Same as Gordon, I implemented these years ago in CLR functions as well as a real version of IsNumeric() that only returns true if there’s a valid numeric conversion.
Interesting that you left out a conversion to DECIMAL? All of your numeric examples are valid decimals.
Yeah, I left those out. I don’t even want to think of them…
Numeric and decimal are the same data type. One’s just an alias of the other. In fact, if you try to cast to decimal and it fails, the error says ‘error converting to numeric’
SELECT CAST(‘2.34e02’ as DECIMAL(18,6))
returns
Msg 8114, Level 16, State 5, Line 1
Error converting data type varchar to numeric.
Pingback: Something for the Weekend – SQL Server Links 29/07/11
Great article! But I am bothered by the idea that stinking bad data can get into the Datasbase. Maybe we need an ANSI/ISO DSL (Data Scrubbing Language)as an ETL in the Standard toadd to the DDL, DML and DCL?
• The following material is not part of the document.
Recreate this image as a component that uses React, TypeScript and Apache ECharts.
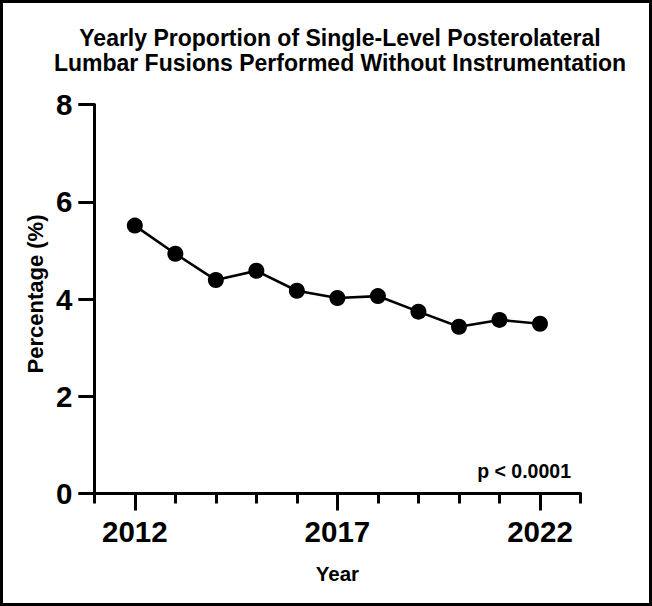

It’s not necessarily in the database. My example was a table, but it could have been an openquery to a spreadsheet in real life.
Normally doing data import I’ll import data raw into a database table (a staging environment) via something like a bcp in, and clean it once in SQL. It’s often easier than trying to clean via whatever import tool is being used.
Great! ISNUMERIC was always pain in the a**.
Great Article! And I totally agree with your comment on importing the data into a staging environment and then doing the data cleaning. It’s just not worth the trouble to do import and data cleaning at the same time.